September 28, 2007
I am writing on behalf of Catholic Healthcare Partners, a Catholic health system based in Cincinnati, Ohio. As part of our commitment to utilize our assets in furtherance of our mission and values (including the approximately $2.5 billion in investment assets we are responsible to prudently invest), we are actively involved in integrating environmental, social and governance issues into our investment decisions. We have been active in the process of shareholder advocacy through letters and dialogue with companies, co-sponsorship of shareholder resolutions and by voting proxies.

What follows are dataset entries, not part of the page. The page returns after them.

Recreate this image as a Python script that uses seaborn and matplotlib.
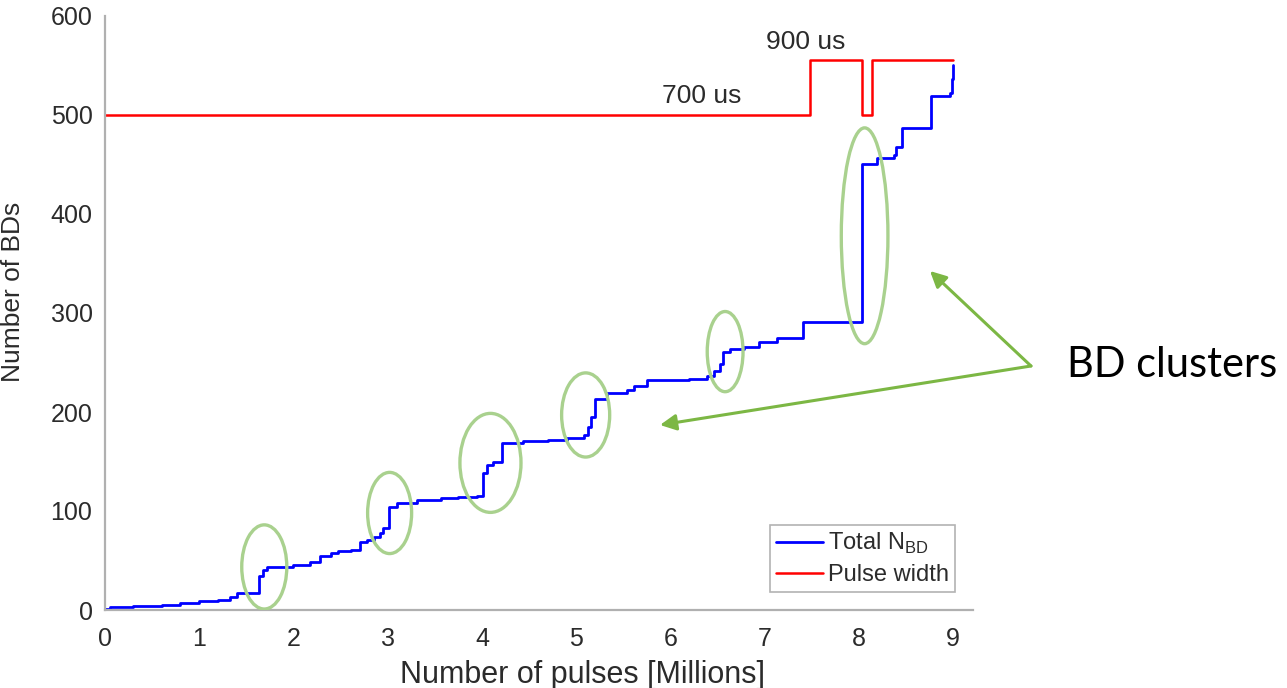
import numpy as np
import pandas as pd
import matplotlib
matplotlib.use("Agg")
import matplotlib.pyplot as plt
import seaborn as sns
from matplotlib.patches import Ellipse

# ---------------- data ----------------
pulses_m = [0.0, 0.05, 0.3, 0.6, 0.8, 1.0, 1.2, 1.33, 1.4, 1.63, 1.68, 1.72, 2.0,
            2.18, 2.28, 2.4, 2.47, 2.61, 2.71, 2.78, 2.85, 2.92, 2.95, 3.01, 3.1,
            3.31, 3.56, 3.75, 3.95, 4.01, 4.05, 4.12, 4.21, 4.44, 4.7, 4.9, 5.08,
            5.13, 5.16, 5.2, 5.33, 5.54, 5.61, 5.75, 6.2, 6.39, 6.46, 6.53, 6.56,
            6.63, 6.78, 6.94, 7.13, 7.41, 8.03, 8.19, 8.37, 8.39, 8.46, 8.76, 8.97,
            8.99, 9.0]
total_bd = [1, 3, 4, 5, 7, 9, 10, 13, 17, 34, 40, 43, 45,
            48, 55, 58, 60, 61, 69, 71, 74, 78, 83, 104, 108,
            111, 113, 114, 115.6, 138, 146, 150, 169, 171, 172, 173.6, 177,
            185, 195, 213, 219, 222, 226, 232, 233, 236, 241, 248, 261,
            264, 266, 271, 275, 291, 451, 457, 460, 468, 487, 519, 522,
            536, 551]

pw_pulses_m = [0.0, 7.48, 8.03, 8.14, 9.0]
pulse_width = [500, 556, 500, 556, 556]

# BD cluster markers (centre x, centre y, width, height in data units)
cluster_x = [1.69, 3.02, 4.09, 5.10, 6.58, 8.06]
cluster_y = [43.5, 98, 148.6, 197, 261, 378]
cluster_w = [0.478, 0.467, 0.648, 0.51, 0.38, 0.495]
cluster_h = [85, 82, 100, 85, 81, 218]

x_ticks = [0, 1, 2, 3, 4, 5, 6, 7, 8, 9]
y_ticks = [0, 100, 200, 300, 400, 500, 600]

# ---------------- style ----------------
sns.set_theme(style="white")
plt.rcParams["font.family"] = ["Liberation Sans", "DejaVu Sans"]
plt.rcParams["mathtext.fontset"] = "custom"
plt.rcParams["mathtext.rm"] = "Liberation Sans"

W, H = 1287, 688
fig = plt.figure(figsize=(W / 100, H / 100), dpi=100)
ax = fig.add_axes([105 / W, 1 - 610 / H, (973 - 105) / W, (610 - 16) / H])

df_bd = pd.DataFrame({"pulses": pulses_m, "bd": total_bd})
df_pw = pd.DataFrame({"pulses": pw_pulses_m, "pw": pulse_width})

sns.lineplot(data=df_bd, x="pulses", y="bd", ax=ax, color="#0000ff", lw=2.0,
             drawstyle="steps-post", estimator=None, errorbar=None, sort=False,
             label=r"Total N$_{\mathregular{BD}}$")
sns.lineplot(data=df_pw, x="pulses", y="pw", ax=ax, color="#ff0000", lw=1.8,
             drawstyle="steps-post", estimator=None, errorbar=None, sort=False,
             label="Pulse width")

ax.set_xlim(0, 9.21)
ax.set_ylim(0, 600)
ax.set_xticks(x_ticks)
ax.set_yticks(y_ticks)

axis_grey = "#b0b0b0"
txt = "#2b2b2b"
for s in ["top", "right"]:
    ax.spines[s].set_visible(False)
for s in ["left", "bottom"]:
    ax.spines[s].set_color(axis_grey)
    ax.spines[s].set_linewidth(1.6)
ax.tick_params(direction="in", length=6, width=1.2, color="#909090",
               labelsize=18, labelcolor=txt)
ax.tick_params(axis="x", pad=12)
ax.tick_params(axis="y", pad=9)

ax.set_xlabel("Number of pulses [Millions]", fontsize=22, color=txt)
ax.xaxis.set_label_coords(0.55, -0.085)
ax.set_ylabel("Number of BDs", fontsize=19, color=txt)
ax.yaxis.set_label_coords(-0.092, 0.535)

ax.text(6.33, 519, "700 us", ha="center", va="center", fontsize=19, color=txt)
ax.text(7.43, 574, "900 us", ha="center", va="center", fontsize=19, color=txt)

for cx, cy, cw, ch in zip(cluster_x, cluster_y, cluster_w, cluster_h):
    ax.add_patch(Ellipse((cx, cy), cw, ch, fill=False, edgecolor="#a9d18e",
                         lw=2.4, zorder=4))

handles, labels = ax.get_legend_handles_labels()
leg = ax.legend(handles, labels, loc="lower right", bbox_to_anchor=(0.979, 0.03),
                borderaxespad=0, fontsize=17, frameon=True, fancybox=False,
                handlelength=2.0, handletextpad=0.2, borderpad=0.25,
                labelspacing=0.35, labelcolor=txt)
leg.get_frame().set_edgecolor("#a0a0a0")
leg.get_frame().set_linewidth(1.2)

# annotation arrows and label
arrow_col = "#7cb744"
tail = (1031, H - 366)
for head in [(930, H - 271), (660, H - 425)]:
    ax.annotate("", xy=head, xycoords="figure pixels", xytext=tail,
                textcoords="figure pixels", annotation_clip=False,
                arrowprops=dict(arrowstyle="-|>", color=arrow_col, lw=2.2,
                                mutation_scale=24, shrinkA=0, shrinkB=0))
fig.text(1067 / W, 1 - 377 / H, "BD clusters", fontsize=30, family="Lato",
         color="black", ha="left", va="baseline")

fig.savefig("out.png", dpi=100)
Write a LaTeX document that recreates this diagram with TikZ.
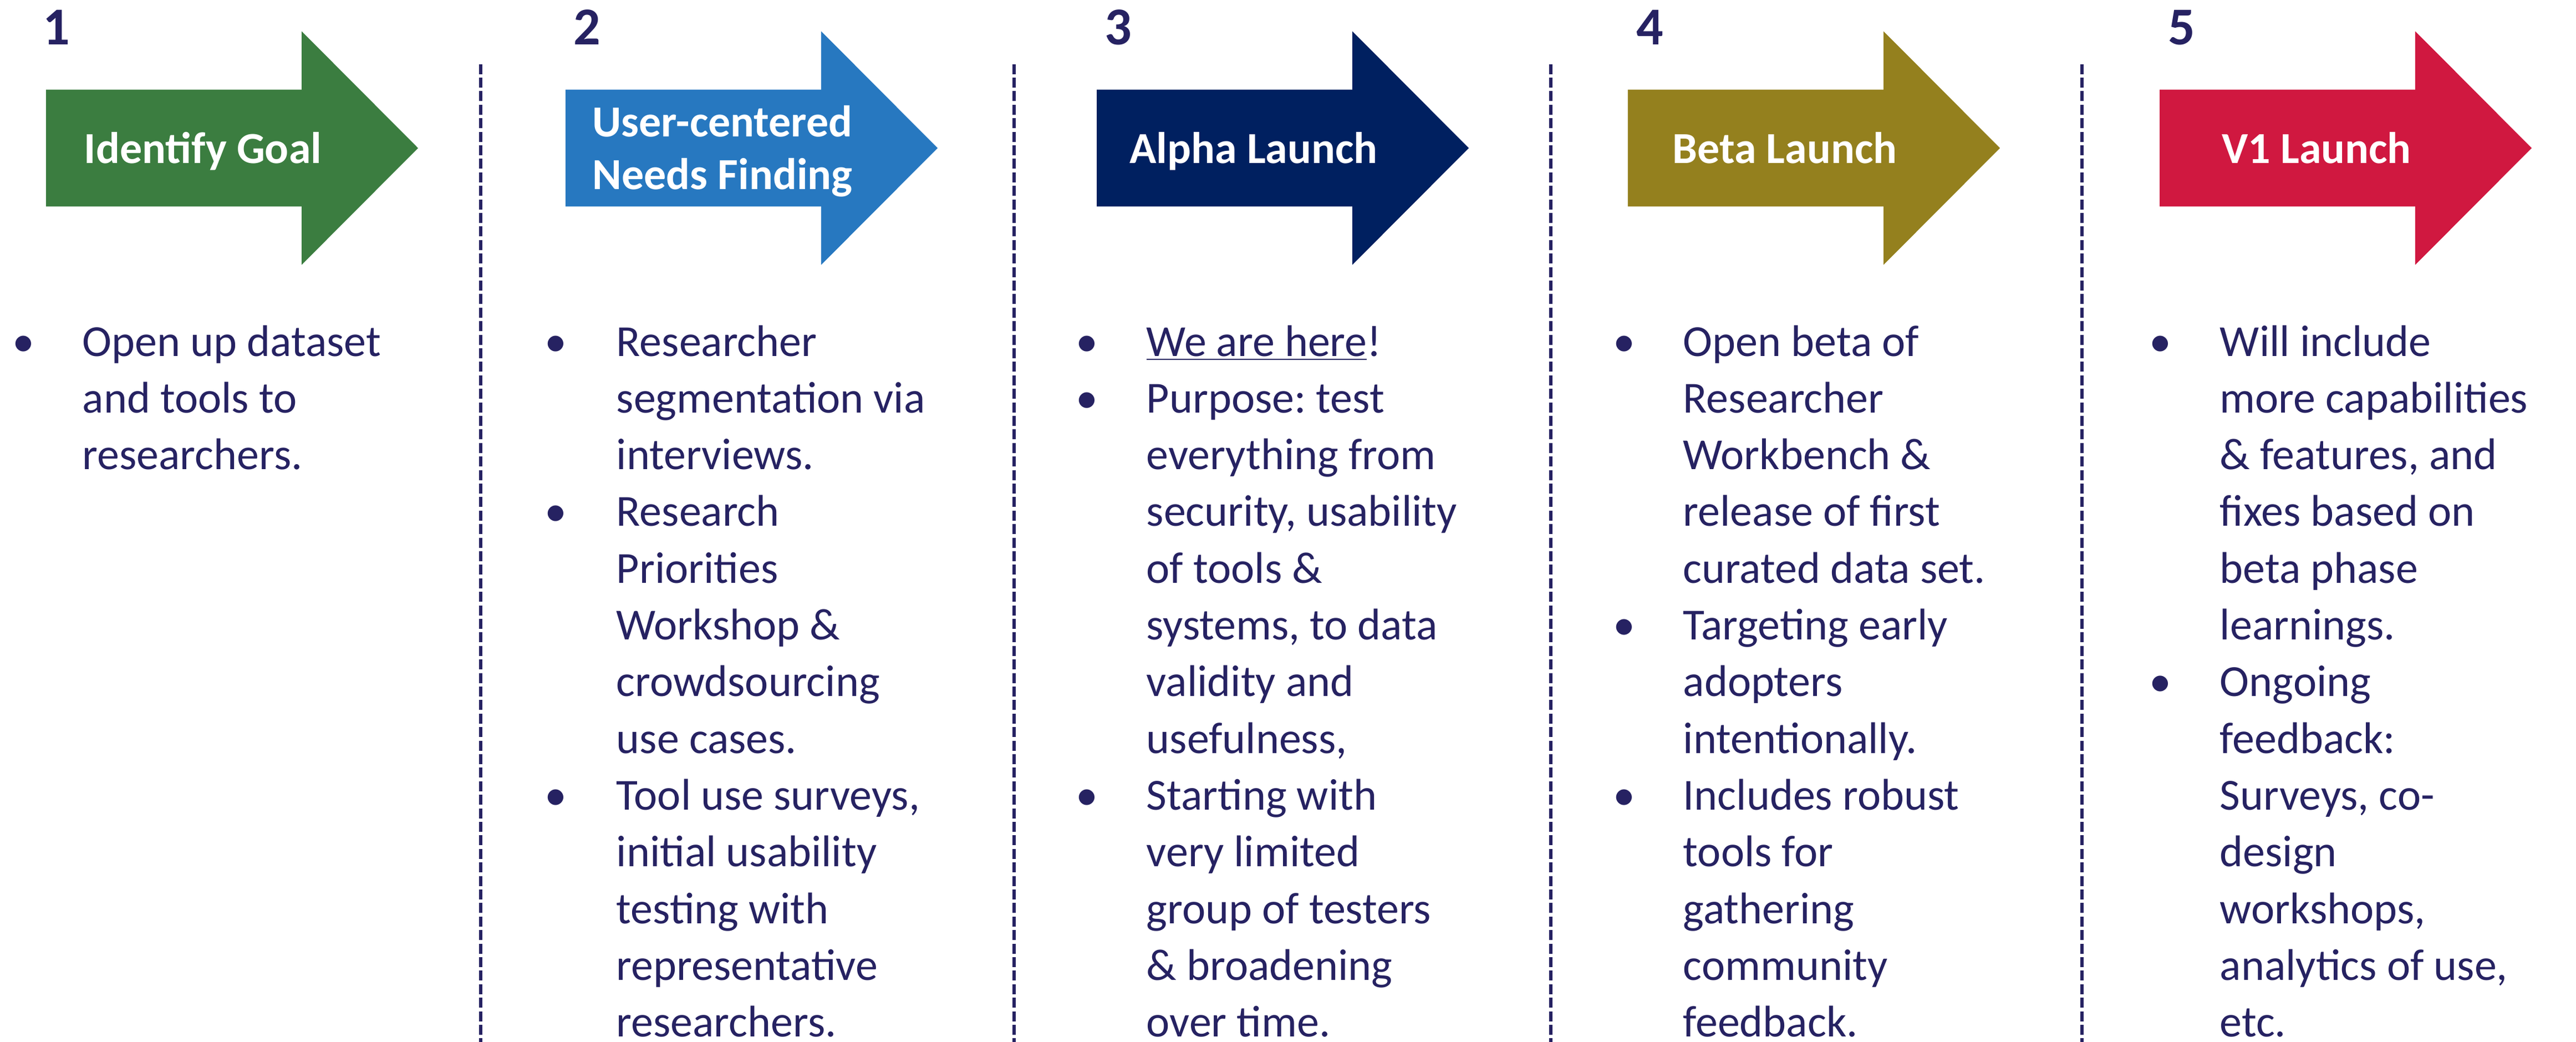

We oppose any action by the SEC which would limit or otherwise weaken the right of shareholders to present advisory shareholder resolutions. This process has been a central means for formalizing communication between concerned investors and management/boards on social, environmental and governance issues for many years. There are numerous examples of major improvements in corporate accountability practices (environmental/social/governance) that have resulted through shareholder engagement and resolutions. Increasingly, analysis suggests that companies with strong records of performance in these areas are more likely to achieve long term business success.
While methods to improve investor – management communications, such as an electronic forum, would be welcome to foster ongoing exchange between companies and their owners, it should not be implemented as a replacement for our right as investors to petition the Board and management and to seek support of other shareowners through advisory resolutions.
We also oppose the proposal to more than double the thresholds for resubmission of a resolution. Frequently, shareholders need time to gain knowledge and understand an issue and to evaluate a companys response (or lack or response) to determine how to appropriately vote their proxy on the resolution. In addition, an analysis based on the annual report of the ISS on proxy results on social issues, demonstrates that in 2006, 81% met the threshold for resubmission under current rules, and that would reduce to 36% under the proposal to increase the thresholds. The proposed increase in thresholds would stifle constructive engagement by investors with companies.
Finally, the SEC presented two different positions on utilizing the proxy to nominate directors for election to the Board. We support the right of shareholders to be able to nominate directors via the proxy process, since directors represent shareholder interests. We believe a threshold of 5% in the first director nomination proposal is unreasonably high. We oppose the second SEC proposal which would allow companies to exclude shareholder proposals to nominate directors.
Thank you for consideration of our input on these important matters.